What this means in cases of woman abuse
The impact of both PAS and to a lesser extent PA on custody and access cases where woman abuse is a factor has been enormous.
It is not unusual for a woman who has left an abusive relationship to have concerns about her former partner’s parenting. He may have been abusive directly to the children during the relationship, but even where he has not, her concerns are legitimate. It is not uncommon for an abusive man to have been an uninvolved parent during the relationship. He may have threatened to harm or take the children as a means of keeping the woman from leaving him. She may worry that the children will be anxious or uncomfortable alone with their father because they have been exposed to his abuse of her prior to separation. She may think he will try to draw the children into the adult situation by quizzing them about her activities, telling him lies about why the relationship ended, trying to get them to take his side in the dispute and so on. The woman may be concerned that, without her presence, the father will not be able to manage the children, will become frustrated with them and will resort to emotional or physical violence to keep them “under control.” She may also fear that her former partner will enter another relationship and expose the children to his abuse of that partner.
Any combination of these concerns can lead a mother to engage in protective parenting which, in the hands of an abuser, can be turned into allegations that she is attempting to alienate the children from him.
Unfortunately, all too often when this happens, the court’s attention becomes distracted by the parental alienation allegation and ignores the mother’s claims of spousal abuse. This can then influence the direction of any parenting assessment that is undertaken.

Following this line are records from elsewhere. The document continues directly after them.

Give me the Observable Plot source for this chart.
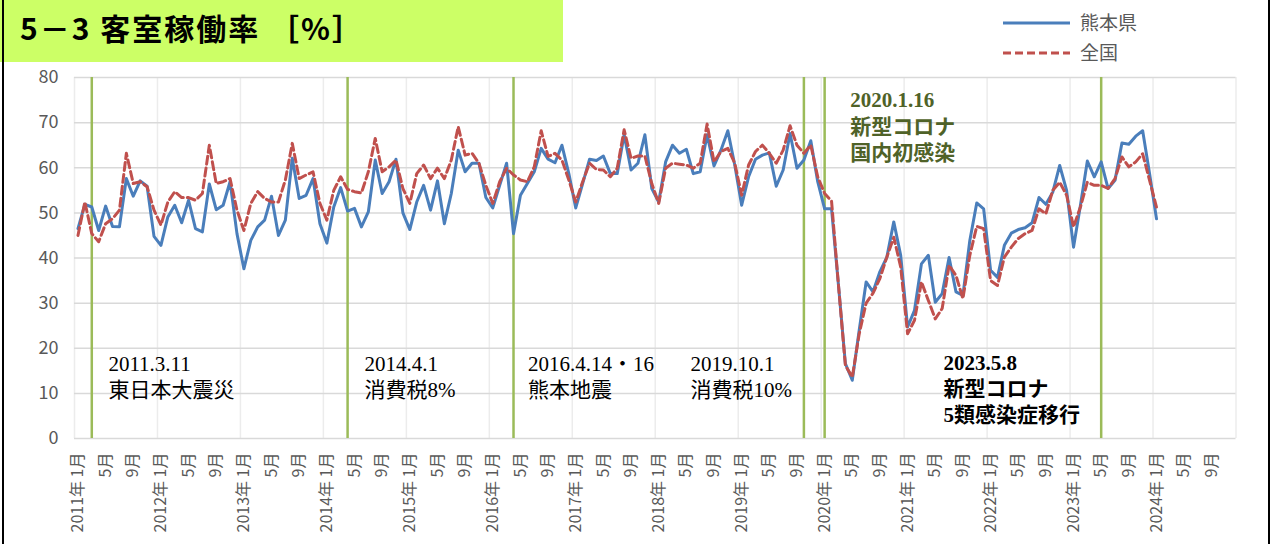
<!DOCTYPE html>
<html><head><meta charset="utf-8">
<script src="https://cdn.jsdelivr.net/npm/d3@7"></script>
<script src="https://cdn.jsdelivr.net/npm/@observablehq/plot@0.6"></script>
<style>
body{margin:0;background:#fff;}
#wrap{position:relative;width:1277px;height:544px;overflow:hidden;font-family:"Noto Sans CJK JP","Noto Sans",sans-serif;}
#chart{position:absolute;left:0;top:0;}
#title{position:absolute;left:0;top:0;width:563px;height:62px;background:#ccff66;}
#title span{position:absolute;left:20px;top:8px;font-size:30px;font-weight:bold;color:#000;white-space:nowrap;line-height:38px;letter-spacing:2px;}
#border{position:absolute;left:2px;top:0;width:1268px;height:544px;border-left:2px solid #000;border-right:2px solid #000;pointer-events:none;box-sizing:border-box;}
#legend{position:absolute;left:995px;top:6px;}
</style></head>
<body>
<div id="wrap">
  <div id="chart"></div>
  <div id="title"><span>5－3 客室稼働率 ［%］</span></div>
  <svg id="legend" width="200" height="66"></svg>
  <div id="border"></div>
</div>
<script>
// ---- data ----
const startYear = 2011; // series begins 2011年1月, monthly
const kumamoto = [
 46.5,51.9,51.3,46.1,51.5,47.0,46.9,57.6,53.7,57.1,55.9,44.8,
 42.8,49.1,51.7,47.8,52.8,46.5,45.8,56.4,50.7,51.7,56.9,45.4,
 37.6,43.9,46.9,48.4,53.7,45.0,48.4,62.1,53.2,53.9,57.6,47.6,
 43.3,51.3,55.6,50.4,51.0,46.9,50.2,61.7,54.3,56.9,61.9,50.0,
 46.3,52.4,56.1,50.6,57.1,47.6,54.3,63.9,59.1,61.0,61.0,53.4,
 51.1,56.1,61.0,45.4,53.9,56.5,59.1,64.3,61.9,61.1,65.0,58.7,
 51.1,56.5,61.9,61.6,62.6,58.7,58.7,67.3,59.5,61.0,67.3,55.4,
 52.4,61.3,65.0,63.2,64.1,58.7,59.1,67.3,60.4,63.9,68.2,60.6,
 51.7,58.0,61.9,62.8,63.3,55.9,59.5,67.6,59.9,61.7,66.0,56.9,
 50.9,50.9,34.0,16.6,12.9,24.0,34.7,32.5,37.0,40.2,48.0,40.6,
 24.7,28.4,38.7,40.6,30.2,32.1,40.1,32.5,31.7,43.9,52.2,50.9,
 37.3,35.7,42.8,45.5,46.3,46.7,47.8,53.4,51.9,54.6,60.5,55.0,
 42.4,51.7,61.5,58.0,61.3,55.4,57.2,65.5,65.2,67.0,68.2,58.7,
 48.7
];
const zenkoku = [
 45.0,52.4,45.4,43.6,47.6,48.7,50.6,63.2,56.5,56.9,55.8,50.6,
 47.3,52.4,54.7,53.4,53.4,52.8,54.3,65.0,56.5,56.9,57.6,50.6,
 46.1,52.1,54.7,53.2,52.4,52.4,57.3,65.4,57.6,58.4,59.1,52.1,
 48.4,55.0,58.0,55.2,54.7,54.4,59.1,66.5,59.1,60.2,61.7,55.4,
 52.1,58.7,60.6,57.6,59.9,57.6,61.7,69.1,62.8,63.2,61.0,56.1,
 52.1,56.9,59.9,58.4,57.3,56.9,60.2,68.2,62.5,63.2,61.7,57.3,
 52.4,56.9,61.0,59.6,59.5,58.0,59.9,68.4,62.1,62.6,62.6,56.5,
 52.1,59.9,61.0,60.8,60.6,59.9,61.0,69.7,61.3,63.6,64.3,61.0,
 53.9,60.6,63.6,65.0,63.2,61.0,63.9,69.3,65.0,63.2,65.0,58.0,
 54.3,52.6,34.0,16.2,13.6,23.2,30.0,32.2,35.5,40.2,44.6,38.0,
 23.2,26.2,34.7,30.6,26.5,28.8,38.4,36.1,31.0,40.6,47.0,46.5,
 35.0,33.9,40.2,42.4,44.3,45.4,46.1,50.9,49.8,55.0,56.8,53.9,
 46.9,51.3,56.8,56.1,56.1,55.4,57.6,62.4,60.2,61.3,63.1,57.2,
 51.3
];
const seriesNames = ["熊本県", "全国"];
const yTicks = [0,10,20,30,40,50,60,70,80];
const tickMonthsOfYear = [1,5,9];
const axisYears = 14; // 2011〜2024
// events: month index from 2011年1月
const eventMonths = [2, 39, 63, 105, 108, 148];
const eventTexts = [
 "2011.3.11\n東日本大震災",
 "2014.4.1\n消費税8%",
 "2016.4.14・16\n熊本地震",
 "2019.10.1\n消費税10%",
 "2020.1.16\n新型コロナ\n国内初感染",
 "2023.5.8\n新型コロナ\n5類感染症移行"
];
// label anchor in data units (month index, %)
const eventLabelX = [4.4, 41.45, 65.1, 88.6, 111.7, 125.2];
const eventLabelY = [14.0, 14.0, 14.0, 14.0, 69.4, 11.3];

// ---- build ----
const nMonths = axisYears * 12;
const xTicks = d3.range(0, nMonths).filter(i => tickMonthsOfYear.includes(i % 12 + 1));
const fmt = i => {
  const yr = startYear + Math.floor(i / 12), mo = i % 12 + 1;
  return mo === 1 ? `${yr}年 1月` : `${mo}月`;
};
const yearBounds = d3.range(0, axisYears + 1).map(k => k * 12 - 0.5);
const labels = eventTexts.map((t, i) => ({t, x: eventLabelX[i], y: eventLabelY[i], k: i}));
const plain = labels.filter(d => d.k < 4);
const covid1 = labels.filter(d => d.k === 4);
const covid2 = labels.filter(d => d.k === 5);
const serif = "'Liberation Serif','Noto Sans CJK JP',serif";

const chart = Plot.plot({
  width: 1277, height: 544,
  marginLeft: 74, marginRight: 41.5, marginTop: 77, marginBottom: 106,
  x: {type: "linear", domain: [-0.5, nMonths - 0.5]},
  y: {domain: [0, 80]},
  style: {fontFamily: "'Noto Sans CJK JP','Noto Sans',sans-serif", color: "#595959", background: "transparent"},
  marks: [
    Plot.ruleX(yearBounds, {stroke: "#ececec", strokeWidth: 1.5}),
    Plot.ruleY(yTicks, {stroke: "#d9d9d9", strokeWidth: 1.5}),
    Plot.ruleX(eventMonths, {stroke: "#9bbb59", strokeWidth: 2.5}),
    Plot.lineY(kumamoto, {x: (d, i) => i, y: d => d, stroke: "#4a7ebb", strokeWidth: 3}),
    Plot.lineY(zenkoku, {x: (d, i) => i, y: d => d, stroke: "#c0504d", strokeWidth: 3, strokeDasharray: "8,4"}),
    Plot.axisY(yTicks, {tickSize: 0, tickPadding: 16, fontSize: 18, label: null, fill: "#595959"}),
    Plot.axisX(xTicks, {tickSize: 0, tickPadding: 14, tickRotate: -90, fontSize: 16, label: null, tickFormat: fmt, fill: "#595959"}),
    Plot.text(plain, {x: "x", y: "y", text: "t", textAnchor: "start", lineAnchor: "middle", lineHeight: 1.25, fontSize: 21, fill: "#000", fontFamily: serif}),
    Plot.text(covid1, {x: "x", y: "y", text: "t", textAnchor: "start", lineAnchor: "middle", lineHeight: 1.25, fontSize: 21, fill: "#4f6228", fontWeight: "bold", fontFamily: serif}),
    Plot.text(covid2, {x: "x", y: "y", text: "t", textAnchor: "start", lineAnchor: "middle", lineHeight: 1.25, fontSize: 21, fill: "#000", fontWeight: "bold", fontFamily: serif})
  ]
});
document.getElementById("chart").appendChild(chart);

// legend
const lg = d3.select("#legend");
const items = [
  {name: seriesNames[0], stroke: "#4a7ebb", dash: null},
  {name: seriesNames[1], stroke: "#c0504d", dash: "8,4"}
];
items.forEach((it, i) => {
  const y = 17 + i * 30;
  lg.append("line").attr("x1", 8).attr("x2", 75).attr("y1", y).attr("y2", y)
    .attr("stroke", it.stroke).attr("stroke-width", 3).attr("stroke-dasharray", it.dash);
  lg.append("text").attr("x", 85).attr("y", y).attr("dy", "0.35em")
    .attr("font-size", 19).attr("fill", "#595959")
    .attr("font-family", "'Noto Sans CJK JP',sans-serif").text(it.name);
});
</script>
</body></html>
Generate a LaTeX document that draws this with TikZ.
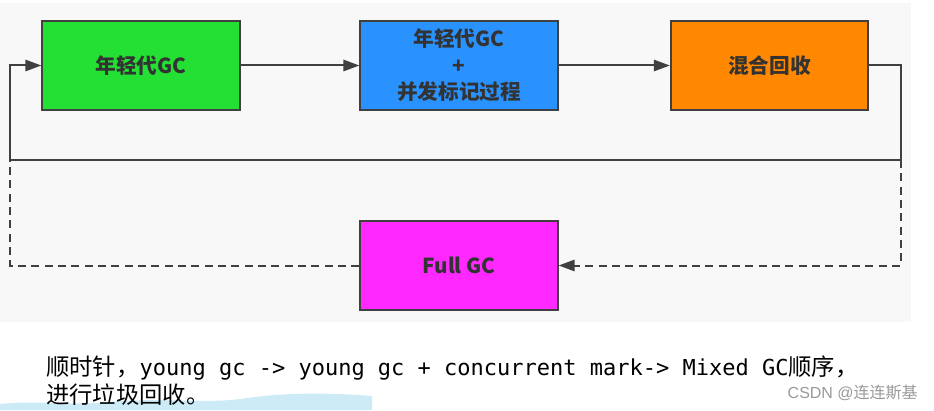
\documentclass[tikz,border=0pt]{standalone}
\usepackage{fontspec}
\usetikzlibrary{arrows.meta}
\newfontfamily\cjk{Noto Sans CJK SC}
\newfontfamily\cjkmono{DejaVu Sans Mono}
\newfontfamily\wmfont{Liberation Sans}
\definecolor{bgray}{RGB}{247,248,247}
\definecolor{ygreen}{RGB}{36,224,52}
\definecolor{mblue}{RGB}{42,146,255}
\definecolor{morange}{RGB}{255,136,0}
\definecolor{fpink}{RGB}{255,40,255}
\definecolor{edge}{RGB}{64,64,64}
\definecolor{wave}{RGB}{205,235,247}
\tikzset{
    gcbox/.style={draw=edge,line width=1.5pt,minimum width=148pt,minimum height=67pt,
                  text=edge!80!black,align=center,
                  font=\cjk\bfseries\fontsize{15.5}{20}\selectfont},
    flow/.style={edge,line width=1.5pt,-{Triangle[length=12pt,width=8.5pt]}},
    dashline/.style={edge,line width=1.5pt,dash pattern=on 6pt off 4pt}
}
\begin{document}
\begin{tikzpicture}[x=0.75pt,y=-0.75pt]
    \useasboundingbox (0,0) rectangle (934,410);
    \fill[bgray] (0,3) rectangle (911,322);
    \fill[wave] (0,410) -- (0,404) .. controls (40,400) and (70,406) .. (110,402)
                        .. controls (160,397) and (200,404) .. (240,399)
                        .. controls (280,393) and (320,392) .. (372,396)
                        -- (372,410) -- cycle;
    \node[gcbox,fill=ygreen]  (young) at (141,65.5) {年轻代GC};
    \node[gcbox,fill=mblue]   (mark)  at (459,65.5) {年轻代GC\\+\\并发标记过程};
    \node[gcbox,fill=morange] (mixed) at (769.5,65.5) {混合回收};
    \node[gcbox,fill=fpink]   (full)  at (459,265.5) {Full GC};
    \coordinate (lt) at (10,160);
    \coordinate (rt) at (901,160);
    \draw[flow] (young) -- (mark);
    \draw[flow] (mark) -- (mixed);
    \draw[flow] (mixed.east) -| (rt) -- (lt) |- (young.west);
    \draw[dashline,-{Triangle[length=12pt,width=8.5pt]}] (rt) |- (full.east);
    \draw[dashline] (full.west) -| (lt);
    \node[anchor=west,inner sep=0pt] (note1) at (46,368)
        {\cjk\fontsize{17.5}{21}\selectfont 顺时针，\cjkmono\fontsize{16.5}{21}\selectfont young gc -> young gc + concurrent mark-> Mixed GC\cjk\fontsize{17.5}{21}\selectfont 顺序，};
    \node[anchor=west,inner sep=0pt] (note2) at (46,395)
        {\cjk\fontsize{17.5}{21}\selectfont 进行垃圾回收。};
    \node[anchor=east,inner sep=0pt,text=gray!80,font=\fontsize{12}{14}\selectfont] (mark2) at (918,393)
        {\wmfont CSDN @\cjk 连连斯基};
\end{tikzpicture}
\end{document}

Risks to the children and the mother of arrangements such as shared or joint custody, extensive access, unsupervised exchanges and the like are not brought to the attention of the court when the focus is placed, incorrectly on the alienation allegation.
In effect, the father enjoys a second benefit of his abusive behaviour because he can now use the impact of his abuse (which leads to the mother’s protective parenting) as the basis for his claim that his children have been alienated from him by their mother.
At the same time, the mother’s protective measures are profoundly misunderstood by the courts in the face of alienation allegations to the extent that warm, involved parenting can become twisted to look like an attempt to alienate the children from their father.
As Joan Meier writes: “Such discussions are more than sufficient to ensure that whenever a mother and child have ambivalence about the children’s father, and certainly in most cases where mothers allege abuse, virtually any loving parenting by the mother can be labeled a form of alienation.
This can also play out when the man continues his abuse by trying to alienate the children from their mother. As Janet Johnston and Joan Kelly write about their research findings:
While a history of domestic violence did not predict children’s rejection of a parent directly . . . .[m]en who engaged in alienating behaviors (i.e. demeaning a child’s mother) were more likely to have perpetrated domestic violence against their spouses, indicating that this kind of psychological control of their child could be viewed as an extension of their physically abusive and controlling behavior.[ii]
[i] Parental Alienation Syndrome and Parental Alienation: A Research Review. VAWnet.org, September 2013, p. 4
[ii] Commentary on Walker, Brantley and Rigsbee’s (2004) ‘A Critical Analysis of Parental Alienation Syndrome and Its Admissibility in the Family Court.’, Janet Johnston and Joan Kelly (2004). Journal of Child Custody, 1(4), 77 – 89.